HS2 ‘on the verge of passing point of no return’
We’ve spent so much money on HS2 rail that it could be too difficult to scrap it, the head of the public spending watchdog has suggested.
The plan to build new rail tracks between London and Birmingham, later extending to Leeds and Manchester, has been much more expensive than expected.
So far, the main problem has been with buying land to build track, which has cost more money than planned.
The project has already cost so much that we should at least finish the London to Birmingham section, Sir Amyas Morse, the outgoing chief of the National Audit Office (NAO), said.
The country would have to be in ‘a lot of economic trouble’ to pull the plug on the mammoth project, he said.
Some MPs have called for the project, with a £55.7 billion budget, to be cancelled so the cash can be invested in infrastructure projects elsewhere.
Speaking to the BBC’s Westminster Hour, Sir Aymas suggested the first phase would have to be completed due to the cost and work already incurred.
‘There is a point where there’s not much point thinking you can go back. Are we at that point on HS2? It’s difficult for me to say,’ he said.
‘It might be that we still haven’t quite crossed the Rubicon on it, but pretty soon we’ll have sunk so much in buying land, building track and so forth, that it would be very difficult not to at least go to Birmingham.’
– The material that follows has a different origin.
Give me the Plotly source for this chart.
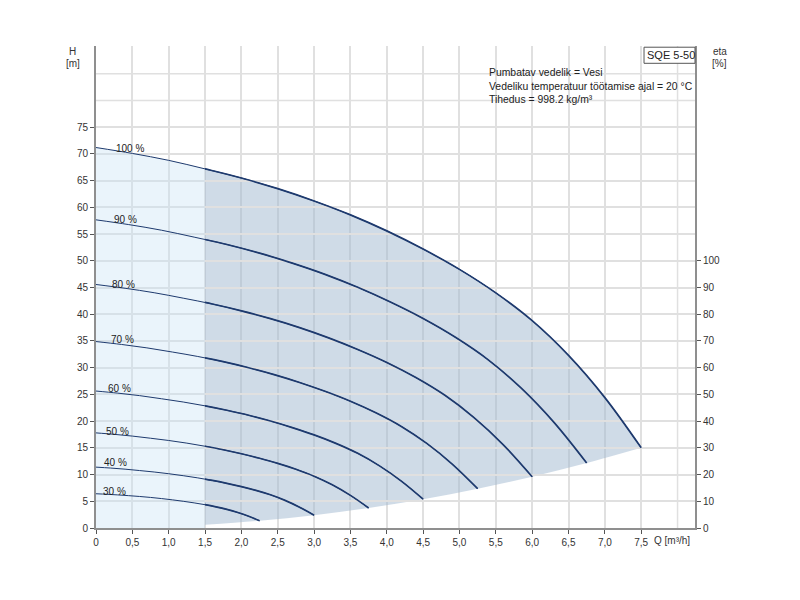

The NAO has investigated the project’s acquisition of land on the London to West Midlands section after concerns were raised over how much it was estimated to cost.
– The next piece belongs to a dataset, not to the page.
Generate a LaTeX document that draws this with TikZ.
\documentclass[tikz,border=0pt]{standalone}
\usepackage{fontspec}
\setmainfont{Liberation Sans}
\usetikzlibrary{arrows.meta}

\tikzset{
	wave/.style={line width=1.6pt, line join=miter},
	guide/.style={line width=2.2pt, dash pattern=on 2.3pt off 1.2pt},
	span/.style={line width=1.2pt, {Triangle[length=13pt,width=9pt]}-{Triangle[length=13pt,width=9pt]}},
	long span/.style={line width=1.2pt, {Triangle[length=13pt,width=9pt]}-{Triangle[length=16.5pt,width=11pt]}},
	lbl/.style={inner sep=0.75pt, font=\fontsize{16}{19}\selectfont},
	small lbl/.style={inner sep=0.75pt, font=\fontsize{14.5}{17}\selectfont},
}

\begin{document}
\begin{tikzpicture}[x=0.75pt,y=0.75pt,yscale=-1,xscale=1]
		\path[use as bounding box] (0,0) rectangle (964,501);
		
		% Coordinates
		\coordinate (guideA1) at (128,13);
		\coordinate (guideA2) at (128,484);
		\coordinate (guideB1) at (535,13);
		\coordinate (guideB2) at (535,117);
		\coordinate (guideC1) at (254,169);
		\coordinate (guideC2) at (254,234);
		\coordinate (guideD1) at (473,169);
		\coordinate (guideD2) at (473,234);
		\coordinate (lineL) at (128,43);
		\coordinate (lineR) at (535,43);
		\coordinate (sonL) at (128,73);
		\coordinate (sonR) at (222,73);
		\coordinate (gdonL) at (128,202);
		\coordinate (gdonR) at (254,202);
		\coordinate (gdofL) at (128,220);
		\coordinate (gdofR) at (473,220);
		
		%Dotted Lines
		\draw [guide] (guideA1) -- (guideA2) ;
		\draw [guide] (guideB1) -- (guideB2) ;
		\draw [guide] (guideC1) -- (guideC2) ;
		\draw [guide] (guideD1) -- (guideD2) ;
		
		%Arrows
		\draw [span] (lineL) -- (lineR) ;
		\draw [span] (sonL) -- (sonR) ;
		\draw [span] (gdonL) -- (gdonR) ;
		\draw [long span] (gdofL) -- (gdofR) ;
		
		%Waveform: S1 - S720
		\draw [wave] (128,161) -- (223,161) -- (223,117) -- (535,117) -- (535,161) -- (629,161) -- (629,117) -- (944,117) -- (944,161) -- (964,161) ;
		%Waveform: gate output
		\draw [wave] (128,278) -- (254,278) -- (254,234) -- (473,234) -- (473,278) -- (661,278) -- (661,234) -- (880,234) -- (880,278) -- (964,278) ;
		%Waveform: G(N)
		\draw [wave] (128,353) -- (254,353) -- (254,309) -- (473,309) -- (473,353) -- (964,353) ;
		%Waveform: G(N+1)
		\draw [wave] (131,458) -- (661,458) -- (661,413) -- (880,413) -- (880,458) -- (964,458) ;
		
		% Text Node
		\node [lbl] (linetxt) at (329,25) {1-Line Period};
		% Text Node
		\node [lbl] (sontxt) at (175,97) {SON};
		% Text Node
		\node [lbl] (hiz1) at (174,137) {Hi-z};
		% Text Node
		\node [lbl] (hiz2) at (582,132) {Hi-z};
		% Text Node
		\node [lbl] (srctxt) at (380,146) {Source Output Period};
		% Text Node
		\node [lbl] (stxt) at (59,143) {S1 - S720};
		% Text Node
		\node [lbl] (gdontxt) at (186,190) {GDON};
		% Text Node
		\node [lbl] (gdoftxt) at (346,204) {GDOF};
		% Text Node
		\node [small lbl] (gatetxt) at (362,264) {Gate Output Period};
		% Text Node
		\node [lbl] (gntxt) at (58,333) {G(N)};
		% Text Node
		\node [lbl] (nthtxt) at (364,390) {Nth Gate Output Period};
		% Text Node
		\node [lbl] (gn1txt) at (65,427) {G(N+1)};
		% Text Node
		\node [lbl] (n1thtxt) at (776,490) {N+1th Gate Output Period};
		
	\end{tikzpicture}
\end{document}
The watchdog said estimates of the cost of land and property had ‘increased significantly over time’, although such estimates are inherently hard to get right.
Nevertheless, some MPs have been highly critical of the cost of the project.
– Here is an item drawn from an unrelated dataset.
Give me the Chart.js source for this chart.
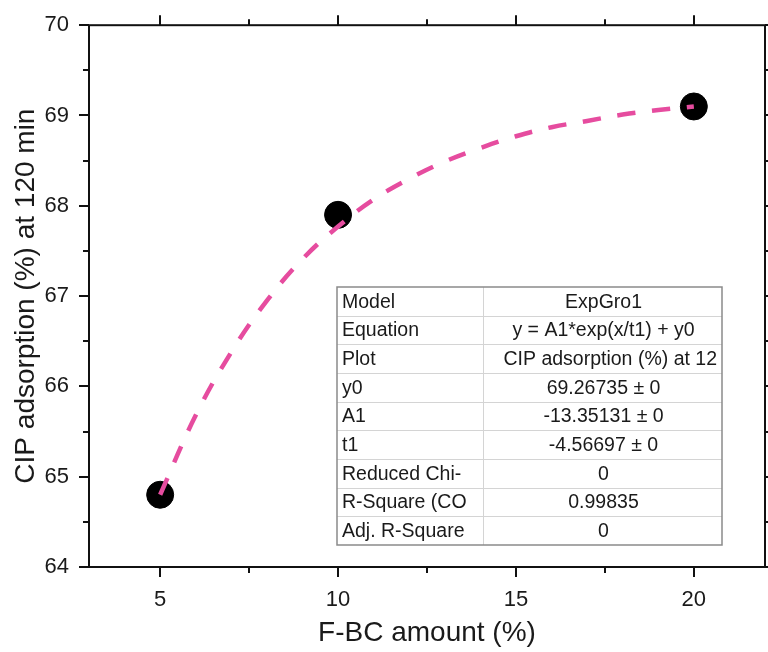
<!DOCTYPE html>
<html>
<head>
<meta charset="utf-8">
<script src="https://cdn.jsdelivr.net/npm/chart.js@4.4.0/dist/chart.umd.min.js"></script>
<style>
  html, body { margin: 0; padding: 0; background: #fff; }
  #wrap { width: 768px; height: 652px; }
</style>
</head>
<body>
<div id="wrap"><canvas id="fitChart" width="768" height="652"></canvas></div>
<script>
// measured points
const amount = [5, 10, 20];
const adsorption = [64.8, 67.9, 69.1];

// ExpGro1 fitted curve, sampled at whole percents
const fitX = [5, 6, 7, 8, 9, 10, 11, 12, 13, 14, 15, 16, 17, 18, 19, 20];
const fitY = [64.80, 65.68, 66.38, 66.95, 67.41, 67.77, 68.07, 68.30, 68.49, 68.64, 68.77, 68.87, 68.94, 69.01, 69.06, 69.10];

const xTicks = [5, 10, 15, 20];
const yTicks = [64, 65, 66, 67, 68, 69, 70];

// fit results box
const tableLabels = ["Model", "Equation", "Plot", "y0", "A1", "t1", "Reduced Chi-", "R-Square (CO", "Adj. R-Square"];
const tableValues = ["ExpGro1", "y = A1*exp(x/t1) + y0", "CIP adsorption (%) at 12", "69.26735 \u00b1 0", "-13.35131 \u00b1 0", "-4.56697 \u00b1 0", "0", "0.99835", "0"];

const FONT = "'Liberation Sans', Arial, sans-serif";
const INK = "#1a1a1a";
const PINK = "#e64c9f";
const PLOT_RIGHT = 765;

const pointData = amount.map((x, i) => ({ x: x, y: adsorption[i] }));
const fitData = fitX.map((x, i) => ({ x: x, y: fitY[i] }));

// the x scale keeps reserving room for its last label; push the plot edge out
const widenPlugin = {
  id: "widen",
  afterLayout(chart) {
    const a = chart.chartArea;
    const xs = chart.scales.x;
    a.right = PLOT_RIGHT;
    a.width = a.right - a.left;
    xs.right = PLOT_RIGHT;
    xs.width = xs.right - xs.left;
    xs.configure();
  }
};

// frame + outward ticks on all four sides
const framePlugin = {
  id: "frame",
  afterDraw(chart) {
    const ctx = chart.ctx;
    const a = chart.chartArea;
    const xs = chart.scales.x, ys = chart.scales.y;
    ctx.save();
    ctx.strokeStyle = "#111";
    ctx.lineWidth = 2;
    ctx.strokeRect(a.left, a.top, a.right - a.left, a.bottom - a.top);
    ctx.beginPath();
    for (let v = 2.5; v <= 22; v += 2.5) {
      const px = Math.round(xs.getPixelForValue(v));
      if (px < a.left || px > a.right) continue;
      const len = (v % 5 === 0) ? 10 : 6;
      ctx.moveTo(px, a.bottom); ctx.lineTo(px, a.bottom + len);
      ctx.moveTo(px, a.top); ctx.lineTo(px, a.top - len);
    }
    for (let v = 64; v <= 70; v += 0.5) {
      const py = Math.round(ys.getPixelForValue(v));
      const len = (v % 1 === 0) ? 10 : 6;
      ctx.moveTo(a.left, py); ctx.lineTo(a.left - len, py);
      ctx.moveTo(a.right, py); ctx.lineTo(a.right + len, py);
    }
    ctx.stroke();
    ctx.restore();
  }
};

const tablePlugin = {
  id: "fitTable",
  afterDatasetsDraw(chart) {
    const ctx = chart.ctx;
    const left = 337, top = 287, right = 722, bottom = 545, split = 483;
    const rowH = (bottom - top) / tableLabels.length;
    ctx.save();
    ctx.fillStyle = "#fff";
    ctx.fillRect(left, top, right - left, bottom - top);
    ctx.strokeStyle = "#d4d4d4";
    ctx.lineWidth = 1;
    ctx.beginPath();
    for (let i = 1; i < tableLabels.length; i++) {
      const y = Math.round(top + rowH * i) + 0.5;
      ctx.moveTo(left, y); ctx.lineTo(right, y);
    }
    ctx.moveTo(split + 0.5, top); ctx.lineTo(split + 0.5, bottom);
    ctx.stroke();
    ctx.strokeStyle = "#8a8a8a";
    ctx.lineWidth = 1.5;
    ctx.strokeRect(left, top, right - left, bottom - top);
    ctx.fillStyle = INK;
    ctx.font = "19.5px " + FONT;
    ctx.textBaseline = "middle";
    tableLabels.forEach((t, i) => {
      const y = top + rowH * (i + 0.5) + 1;
      ctx.textAlign = "left";
      ctx.fillText(t, left + 5, y);
      // long values hug the right edge, short ones are centred
      const val = tableValues[i];
      if (ctx.measureText(val).width > right - split - 40) {
        ctx.textAlign = "right";
        ctx.fillText(val, right - 5, y);
      } else {
        ctx.textAlign = "center";
        ctx.fillText(val, (split + right) / 2 + 1, y);
      }
    });
    ctx.restore();
  }
};

new Chart(document.getElementById("fitChart"), {
  type: "scatter",
  data: {
    datasets: [
      {
        label: "fit",
        data: fitData,
        showLine: true,
        borderColor: PINK,
        borderWidth: 4.5,
        borderDash: [18, 17],
        borderCapStyle: "butt",
        tension: 0.4,
        pointRadius: 0,
        order: 0
      },
      {
        label: "CIP adsorption",
        data: pointData,
        backgroundColor: "#000",
        borderColor: "#000",
        pointRadius: 13.5,
        order: 1
      }
    ]
  },
  options: {
    responsive: false,
    animation: false,
    layout: { padding: { top: 23, right: 3, left: 0, bottom: 0 } },
    plugins: { legend: { display: false }, tooltip: { enabled: false } },
    scales: {
      x: {
        type: "linear",
        min: 3,
        max: 22,
        grid: { display: false },
        border: { display: false },
        afterBuildTicks: (s) => { s.ticks = xTicks.map(v => ({ value: v })); },
        afterFit: (s) => { s.height = 85; },
        ticks: { color: INK, font: { family: FONT, size: 22 }, padding: 12 },
        title: {
          display: true,
          text: "F-BC amount (%)",
          color: INK,
          font: { family: FONT, size: 28 },
          padding: { top: 0, bottom: 2 }
        }
      },
      y: {
        min: 64,
        max: 70,
        grid: { display: false },
        border: { display: false },
        afterBuildTicks: (s) => { s.ticks = yTicks.map(v => ({ value: v })); },
        afterFit: (s) => { s.width = 89; },
        ticks: { color: INK, font: { family: FONT, size: 22 }, padding: 12 },
        title: {
          display: true,
          text: "CIP adsorption (%) at 120 min",
          color: INK,
          font: { family: FONT, size: 28 },
          padding: { top: 9, bottom: 0 }
        }
      }
    }
  },
  plugins: [widenPlugin, framePlugin, tablePlugin]
});
</script>
</body>
</html>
Last month Andrew Bridgen, Tory MP for North West Leicestershire, labelled it a ‘white elephant that grows ever larger on huge amounts of taxpayers’ cash’.
Former Cabinet minister David Davis also called for the project to be cancelled and the funds spent elsewhere on the rail network.
The New Economics Foundation think tank also warned that the project would widen the north-south divide by drawing passengers towards the capital.